Eighteen stone tee markers from Koele, some of them cracked, line the parking lot at Cavendish as tribute of sorts. The property’s former lodge is now home to a wellness retreat affiliated with the Four Seasons.

When I played Cavendish on a Saturday afternoon with three fellow golf writers, a number of locals hopped from hole-to-hole outside the set routing. By the fifth hole, an uphill par five that follows four straight par fours to start, we let a twosome play through. One of the men we’d seen in the parking lot earlier; he wore a t-shirt and jeans, while his dog, an enthusiastic young boxer named Diesel, ran alongside his weathered cart. His playing partner had a modern golf cart with a Hawaii license plate on it for road use, and clearly had driven to the course.

(Photo by Erik Matuszewski)


Nearby homes sit just across the street from the 8th green and 9th tee box, some of them less than a wedge shot away.

With five par fours, two par threes, and two par fives, Cavendish is about 3,000 yards in length. It also has two sets of tee boxes on each hole: blue tee markers for the front nine and the whites for the second nine. Several of the holes have raised greens, while the bunkers have a similar look and feel throughout: all slightly raised, with scruffy grass around the edges. The layout finishes with two challenging par-three holes among its final three, including the uphill 9th to a green just in front of the clubhouse.

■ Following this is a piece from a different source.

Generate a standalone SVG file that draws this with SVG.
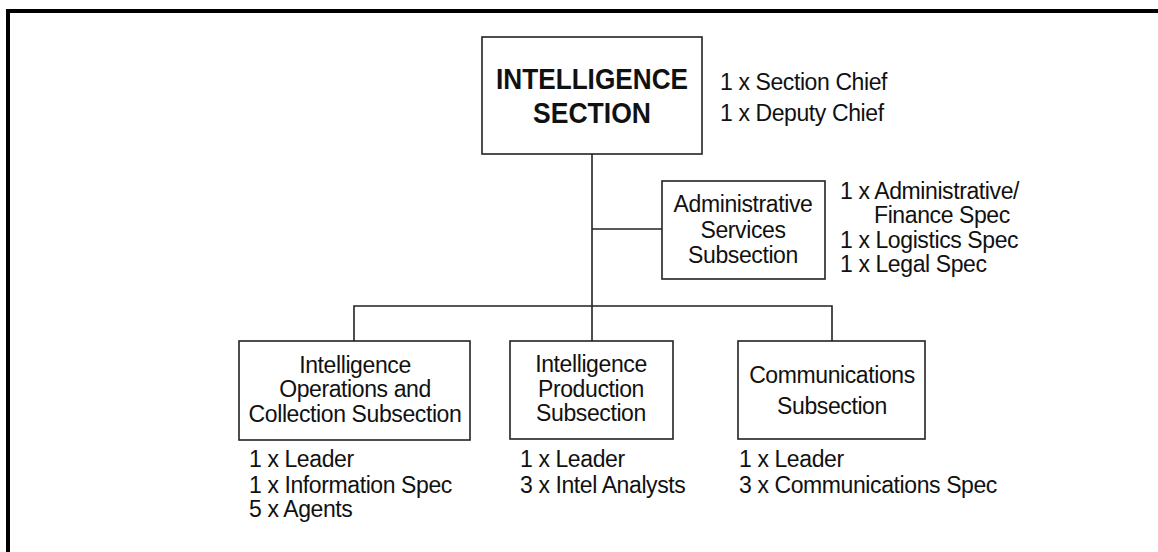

I found myself smiling throughout our late-afternoon walk, reveling in the experience and the surroundings. We caught up with the two locals again in the parking lot after putting out on the 9th hole and they were excited to hear our thoughts about their hidden gem.

At the start of the round a part of me worried we were intruding on the locals’ layout, but that wasn’t the case at all. Another older local showed up as we were leaving and, before he teed off in flip flops, or “slippahs,” he too asked about our experience. Cavendish is a source of shared pride, and rightfully so. There truly isn’t another course like it in the world.